Le cardinal Fesch au comte de Survilliers, en Amérique[6] :

Rome, 8 août 1826.

... Après beaucoup d'enfantillages, voici Charlotte mariée, depuis quinze jours. Il faut espérer qu'elle sera heureuse avec Napoléon (fils de Louis).

Votre mère est à Albano. Un de ces jours, en allant la voir, je lui ferai signer le reçu de 4000 piastres de sa rente pour cette année 1826, car vous êtes convenu de la payer par anticipation. Elle m'a dit qu'elle espérait ne plus vous parler de cette rente et de ne plus y songer après 1827 ; mais il faut que vous soyez exact à lui payer, en janvier prochain, les deux mille piastres et en juillet, les autres deux mille. Vous pourriez même la remercier de cette espérance, que je vous donne en son nom, mais que votre lettre lui arrive par mon moyen ; vous en sentez la raison.

Le cardinal, devenu ainsi propriétaire de Casone, fournit, à cet égard, quelques détails sans importance et ne parle plus de Madame, dans cette longue lettre qui, cependant, l'intéressait.

Le jeune prince Jérôme (Paterson) Bonaparte n'avait pas négligé d'écrire à sa grand'mère, qu'il avait eu l'espoir de la remercier plus tôt et personnellement des témoignages de sa bonté.

Madame répondit à cette lettre la suivante[7] :

Rome, 26 septembre 1826.

Mon cher fils,

Je reçois votre lettre du 24 septembre. J'ai appris avec plaisir que vous jouissiez d'une bonne santé, et je vous remercie des bonnes nouvelles que vous me donnez de celle de Joseph et de sa famille. Votre père est ici et il doit, sous peu de jours, aller à Sienne, où il vous verra. Je vous engage à suivre ses instructions ; elles sont conformes à ma manière d'envisager votre position. Le cardinal est absent, depuis un mois, et je ne manquerai pas de m'acquitter de votre commission pour lui, aussitôt que je le verrai.

Adieu, mon cher fils, je vous embrasse tendrement et vous prie de croire à mon constant attachement.

Votre bien affectionnée grand'mère,

MADAME.

M. Robaglia, secrétaire de Madame, écrit au comte de Survilliers en Amérique[8] :

Rome, 1er novembre.

... La santé de Madame (Mère) est bien faible ; elle parle souvent de vous et attend avec une vive impatience votre arrivée en Europe. Sans son âge et ses infirmités, elle n'aurait pas craint d'entreprendre le voyage d'Amérique.

Elle a fait, il y a environ trois mois, ses dernières dispositions, et, d'après ce qu'elle m'en a dit, tous les enfants mâles auront une part égale ; les filles ou leurs héritiers, la légitime seulement.

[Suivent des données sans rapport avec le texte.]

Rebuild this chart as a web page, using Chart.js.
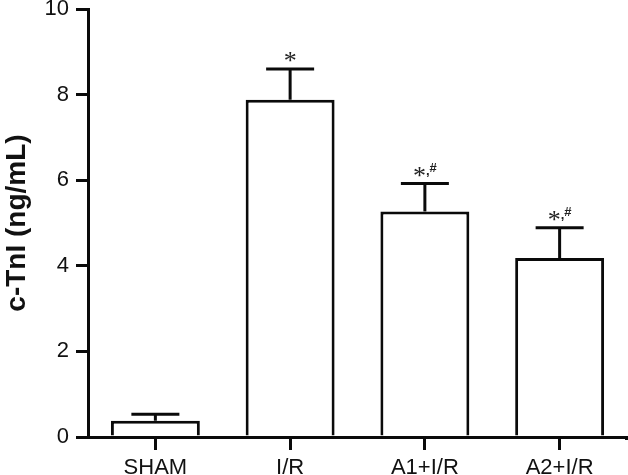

... A la lecture des réflexions vraies que vous faites dans votre lettre, sur l'état passé et futur de votre famille, elle me dit de vous répondre que, quant à elle, ce qu'elle avait serait partagé également entre ses enfants, en appuyant sur les mots : Quant à elle. Madame ajouta : Pour le cardinal, je n'en sais rien.

Madame fut atteinte, vers la fin de 1826, d'une bronchite qui se prolongea jusqu'en janvier 1827 et ne céda qu'à l'application des révulsifs, etc. Elle fit aussi dans son appartement une chute sans gravité immédiate, mais à laquelle Madame attribua quelques effets secondaires, tels que des palpitations dont elle n'avait jamais rien ressenti auparavant. Il lui sembla aussi que sa marche était moins assurée depuis ce simple accident.

 

 

 



[1] Lettre communiquée par M. Alfred Blanche.

[2] Memorie Storiche, etc. par L. Gerini, 1829, t. Ier, p. 72. V. l'Appendice (au nom de L. Lucien Bonaparte).

[3] The life and letters of Madame Bonaparte (Elizabeth), by Eugène Didier. London, 1879, p. 190.

[4] Copie de la lettre originale (ou extrait).

[5] Copie de l'autographe. Archives de la Bibliothèque nationale.

[6] Registre de correspondance du cardinal.

[7] The life and letters of Madame Bonaparte (Elizabeth), by Eug. Didier. London, 1879.

[8] Copie de cette lettre aux manuscrits de la Bibliothèque.